Si apre lunedì 29 gennaio il processo a Ilaria Salis, l’insegnante 39enne di Monza detenuta da quasi un anno a Budapest con l’accusa di aver aggredito due estremisti di destra.
Salis è costretta alla “detenzione preventiva” in un carcere di massima sicurezza dall’11 febbraio 2023. Secondo le autorità locali avrebbe aggredito alcuni neonazisti durante la manifestazione del Giorno dell’onore, che riunisce nella capitale ungherese migliaia di estremisti di destra, per festeggiare un battaglione nazista che tentò di impedire l’assedio della città da parte dell’Armata Rossa. Le autorità ungheresi sostengono che Ilaria Salis farebbe parta di un gruppo organizzato e che avrebbe pianificato le aggressioni.
Salis è difesa dall’avvocato Gyorgy Magyar, per il legale non ci sono prove della partecipazione di Salis all’aggressione. Ilaria si dichiarerà non colpevole “così – ha aggiunto Magyar, il cui studio legale è noto in Ungheria per l’impegno nei diritti umani – è sicuro che il processo continuerà con udienze di merito”. Per Salis la Procura, nell’atto di rinvio a giudizio, lo scorso novembre ha chiesto 11 anni di carcere mentre ed è stata respinta nei mesi scorsi la richiesta di concederle i domiciliari.
I familiari di Ilaria Salis hanno lanciato una petizione per la sua liberazione. Nei mesi scorsi il padre ha denunciato le condizioni di detenzione della figlia chiedendo più volte l’intervento delle autorità italiane, inizialmente accusate di immobilismo dai familiari della donna. Situazione mutata in parte dopo il colloquio del padre col ministro della Giustizia, Carlo Nordio. Il ministro degli Esteri Antonio Tajani ha poi incontrato a Bruxelles il suo omologo ungherese Peter Szijjarto a cui ha chiesto per Salis “un trattamento rispettoso delle regole e della dignità della persona, eventuali soluzioni alternative alla detenzione”.

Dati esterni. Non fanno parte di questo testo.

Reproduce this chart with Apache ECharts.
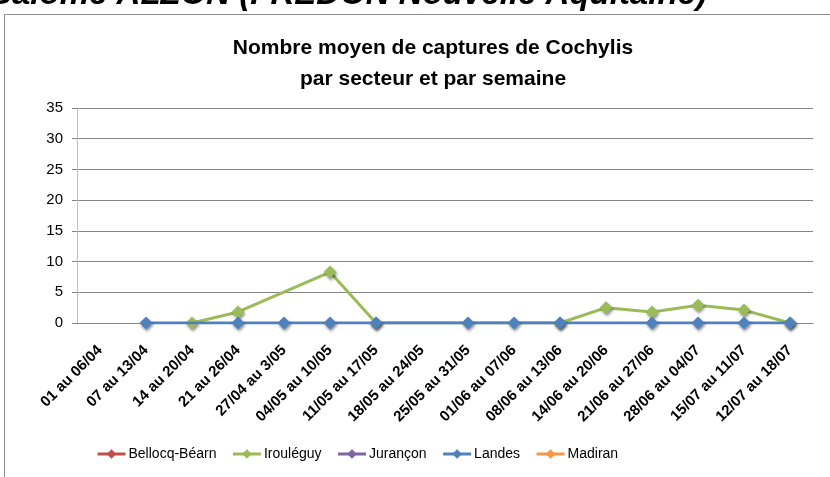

“In carcere tenute al guinzaglio e legate”
“Topi, piccioni, cimici, catene, maltrattamenti e botte, lì dentro abbiamo visto di tutto, è un posto fuori dal mondo pieno di cose storte. E lei ha paura di restarci per sempre”. Sono le parole di Carmen Giorgio, 43 anni, bresciana, che per tre mesi è stata la compagna di cella di Ilaria Salis in un carcere di Bucarest. La donna in un’intervista a La Repubblica ripercorre quei mesi: “All’inizio pensava come me che fosse uno scherzo, che ci avrebbero fatte uscire. Poi ha capito che volevano fargliela pagare. Per sei mesi non le hanno concesso telefonate. Ti trattano da cani, le guardie sono quasi tutti uomini, ti urlano in faccia, ti portano in giro legata mani e piedi a un cinturone che l’agente tiene con una specie di guinzaglio. L’ultima volta che l’ho vista, una settimana fa, le si leggeva in faccia la paura di restare”.